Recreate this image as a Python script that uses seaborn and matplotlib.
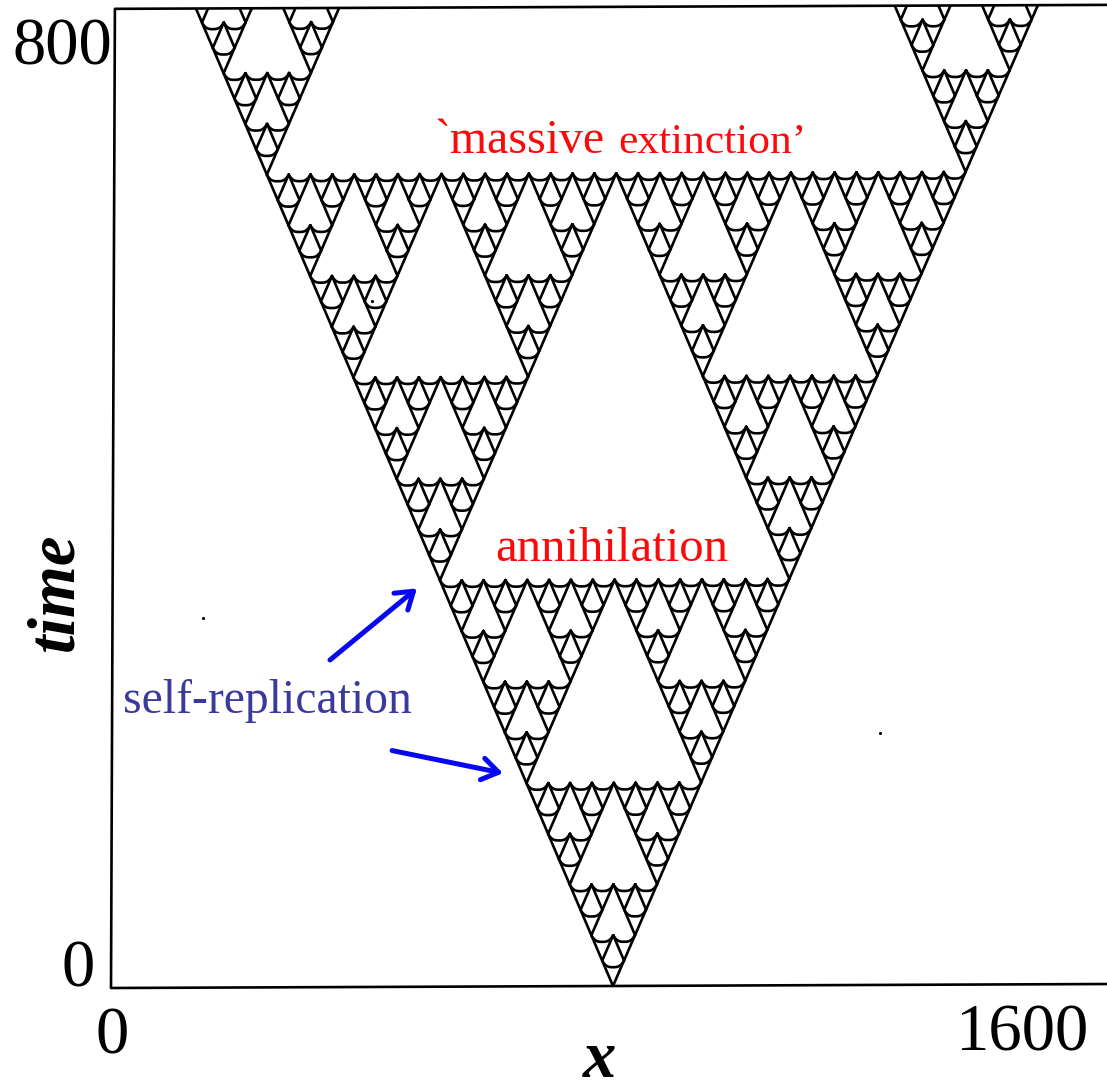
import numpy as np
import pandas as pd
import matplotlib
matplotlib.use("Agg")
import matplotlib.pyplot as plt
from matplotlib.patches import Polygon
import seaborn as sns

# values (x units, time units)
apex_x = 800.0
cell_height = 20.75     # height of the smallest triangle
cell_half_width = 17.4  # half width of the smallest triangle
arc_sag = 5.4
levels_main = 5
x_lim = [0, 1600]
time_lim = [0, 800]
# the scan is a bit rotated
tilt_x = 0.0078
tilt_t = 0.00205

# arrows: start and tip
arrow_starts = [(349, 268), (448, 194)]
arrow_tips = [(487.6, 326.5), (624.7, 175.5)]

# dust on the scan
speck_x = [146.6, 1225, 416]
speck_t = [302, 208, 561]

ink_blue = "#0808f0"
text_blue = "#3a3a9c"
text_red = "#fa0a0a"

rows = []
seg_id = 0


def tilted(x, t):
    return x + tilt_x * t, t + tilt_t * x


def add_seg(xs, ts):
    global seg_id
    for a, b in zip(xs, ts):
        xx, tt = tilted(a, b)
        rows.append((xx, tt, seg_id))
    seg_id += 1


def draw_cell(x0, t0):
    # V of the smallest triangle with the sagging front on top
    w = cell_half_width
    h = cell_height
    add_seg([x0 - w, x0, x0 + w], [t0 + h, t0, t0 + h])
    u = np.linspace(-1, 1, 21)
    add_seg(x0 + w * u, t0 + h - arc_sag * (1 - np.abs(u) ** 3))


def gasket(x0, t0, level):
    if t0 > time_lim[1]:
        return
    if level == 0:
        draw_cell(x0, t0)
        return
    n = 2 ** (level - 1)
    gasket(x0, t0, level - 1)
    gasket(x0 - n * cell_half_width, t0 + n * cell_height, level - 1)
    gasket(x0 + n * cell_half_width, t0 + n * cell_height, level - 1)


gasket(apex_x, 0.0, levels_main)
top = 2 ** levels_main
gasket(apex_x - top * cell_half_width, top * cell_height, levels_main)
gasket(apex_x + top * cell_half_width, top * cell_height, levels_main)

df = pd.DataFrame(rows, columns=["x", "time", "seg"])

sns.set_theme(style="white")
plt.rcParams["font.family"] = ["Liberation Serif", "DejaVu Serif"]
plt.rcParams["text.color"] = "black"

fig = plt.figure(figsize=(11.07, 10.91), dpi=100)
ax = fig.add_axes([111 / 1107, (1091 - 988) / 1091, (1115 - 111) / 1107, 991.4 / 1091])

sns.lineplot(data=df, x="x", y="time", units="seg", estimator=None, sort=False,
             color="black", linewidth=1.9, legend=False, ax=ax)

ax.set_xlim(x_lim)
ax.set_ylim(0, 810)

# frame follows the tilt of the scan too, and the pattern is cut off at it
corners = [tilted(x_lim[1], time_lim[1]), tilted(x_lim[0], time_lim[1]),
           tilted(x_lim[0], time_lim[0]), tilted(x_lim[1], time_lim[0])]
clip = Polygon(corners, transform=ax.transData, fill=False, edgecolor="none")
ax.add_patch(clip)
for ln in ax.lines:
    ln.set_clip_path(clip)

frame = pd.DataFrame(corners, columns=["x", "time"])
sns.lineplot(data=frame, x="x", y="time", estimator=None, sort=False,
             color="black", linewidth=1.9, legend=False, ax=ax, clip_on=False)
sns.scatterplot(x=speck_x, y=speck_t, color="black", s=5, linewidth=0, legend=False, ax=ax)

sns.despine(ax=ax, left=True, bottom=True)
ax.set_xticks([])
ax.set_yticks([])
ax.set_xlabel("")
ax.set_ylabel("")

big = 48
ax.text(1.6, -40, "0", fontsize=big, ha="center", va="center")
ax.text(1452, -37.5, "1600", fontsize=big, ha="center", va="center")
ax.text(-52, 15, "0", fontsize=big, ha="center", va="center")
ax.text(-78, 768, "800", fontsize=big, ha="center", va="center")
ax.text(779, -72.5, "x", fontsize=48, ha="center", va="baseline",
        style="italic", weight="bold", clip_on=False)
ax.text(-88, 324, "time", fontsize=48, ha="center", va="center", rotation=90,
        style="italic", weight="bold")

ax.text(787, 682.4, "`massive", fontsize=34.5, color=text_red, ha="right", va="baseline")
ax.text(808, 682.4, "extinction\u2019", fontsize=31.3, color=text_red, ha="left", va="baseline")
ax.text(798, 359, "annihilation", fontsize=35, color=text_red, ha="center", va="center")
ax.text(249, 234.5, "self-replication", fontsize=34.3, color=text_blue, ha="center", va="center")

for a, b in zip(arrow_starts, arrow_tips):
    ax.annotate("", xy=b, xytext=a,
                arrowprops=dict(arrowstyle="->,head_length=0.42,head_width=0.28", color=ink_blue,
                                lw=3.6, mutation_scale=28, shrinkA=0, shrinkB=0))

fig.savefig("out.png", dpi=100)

» **Problem details**
Are you able to set down all the lines above exactly, without any pictures?

» **Full solution**
Recreate this image as a Python script that uses seaborn and matplotlib.
import numpy as np
import pandas as pd
import matplotlib
matplotlib.use("Agg")
import matplotlib.pyplot as plt
from matplotlib.patches import Polygon
import seaborn as sns

# values (x units, time units)
apex_x = 800.0
cell_height = 20.75     # height of the smallest triangle
cell_half_width = 17.4  # half width of the smallest triangle
arc_sag = 5.4
levels_main = 5
x_lim = [0, 1600]
time_lim = [0, 800]
# the scan is a bit rotated
tilt_x = 0.0078
tilt_t = 0.00205

# arrows: start and tip
arrow_starts = [(349, 268), (448, 194)]
arrow_tips = [(487.6, 326.5), (624.7, 175.5)]

# dust on the scan
speck_x = [146.6, 1225, 416]
speck_t = [302, 208, 561]

ink_blue = "#0808f0"
text_blue = "#3a3a9c"
text_red = "#fa0a0a"

rows = []
seg_id = 0


def tilted(x, t):
    return x + tilt_x * t, t + tilt_t * x


def add_seg(xs, ts):
    global seg_id
    for a, b in zip(xs, ts):
        xx, tt = tilted(a, b)
        rows.append((xx, tt, seg_id))
    seg_id += 1


def draw_cell(x0, t0):
    # V of the smallest triangle with the sagging front on top
    w = cell_half_width
    h = cell_height
    add_seg([x0 - w, x0, x0 + w], [t0 + h, t0, t0 + h])
    u = np.linspace(-1, 1, 21)
    add_seg(x0 + w * u, t0 + h - arc_sag * (1 - np.abs(u) ** 3))


def gasket(x0, t0, level):
    if t0 > time_lim[1]:
        return
    if level == 0:
        draw_cell(x0, t0)
        return
    n = 2 ** (level - 1)
    gasket(x0, t0, level - 1)
    gasket(x0 - n * cell_half_width, t0 + n * cell_height, level - 1)
    gasket(x0 + n * cell_half_width, t0 + n * cell_height, level - 1)


gasket(apex_x, 0.0, levels_main)
top = 2 ** levels_main
gasket(apex_x - top * cell_half_width, top * cell_height, levels_main)
gasket(apex_x + top * cell_half_width, top * cell_height, levels_main)

df = pd.DataFrame(rows, columns=["x", "time", "seg"])

sns.set_theme(style="white")
plt.rcParams["font.family"] = ["Liberation Serif", "DejaVu Serif"]
plt.rcParams["text.color"] = "black"

fig = plt.figure(figsize=(11.07, 10.91), dpi=100)
ax = fig.add_axes([111 / 1107, (1091 - 988) / 1091, (1115 - 111) / 1107, 991.4 / 1091])

sns.lineplot(data=df, x="x", y="time", units="seg", estimator=None, sort=False,
             color="black", linewidth=1.9, legend=False, ax=ax)

ax.set_xlim(x_lim)
ax.set_ylim(0, 810)

# frame follows the tilt of the scan too, and the pattern is cut off at it
corners = [tilted(x_lim[1], time_lim[1]), tilted(x_lim[0], time_lim[1]),
           tilted(x_lim[0], time_lim[0]), tilted(x_lim[1], time_lim[0])]
clip = Polygon(corners, transform=ax.transData, fill=False, edgecolor="none")
ax.add_patch(clip)
for ln in ax.lines:
    ln.set_clip_path(clip)

frame = pd.DataFrame(corners, columns=["x", "time"])
sns.lineplot(data=frame, x="x", y="time", estimator=None, sort=False,
             color="black", linewidth=1.9, legend=False, ax=ax, clip_on=False)
sns.scatterplot(x=speck_x, y=speck_t, color="black", s=5, linewidth=0, legend=False, ax=ax)

sns.despine(ax=ax, left=True, bottom=True)
ax.set_xticks([])
ax.set_yticks([])
ax.set_xlabel("")
ax.set_ylabel("")

big = 48
ax.text(1.6, -40, "0", fontsize=big, ha="center", va="center")
ax.text(1452, -37.5, "1600", fontsize=big, ha="center", va="center")
ax.text(-52, 15, "0", fontsize=big, ha="center", va="center")
ax.text(-78, 768, "800", fontsize=big, ha="center", va="center")
ax.text(779, -72.5, "x", fontsize=48, ha="center", va="baseline",
        style="italic", weight="bold", clip_on=False)
ax.text(-88, 324, "time", fontsize=48, ha="center", va="center", rotation=90,
        style="italic", weight="bold")

ax.text(787, 682.4, "`massive", fontsize=34.5, color=text_red, ha="right", va="baseline")
ax.text(808, 682.4, "extinction\u2019", fontsize=31.3, color=text_red, ha="left", va="baseline")
ax.text(798, 359, "annihilation", fontsize=35, color=text_red, ha="center", va="center")
ax.text(249, 234.5, "self-replication", fontsize=34.3, color=text_blue, ha="center", va="center")

for a, b in zip(arrow_starts, arrow_tips):
    ax.annotate("", xy=b, xytext=a,
                arrowprops=dict(arrowstyle="->,head_length=0.42,head_width=0.28", color=ink_blue,
                                lw=3.6, mutation_scale=28, shrinkA=0, shrinkB=0))

fig.savefig("out.png", dpi=100)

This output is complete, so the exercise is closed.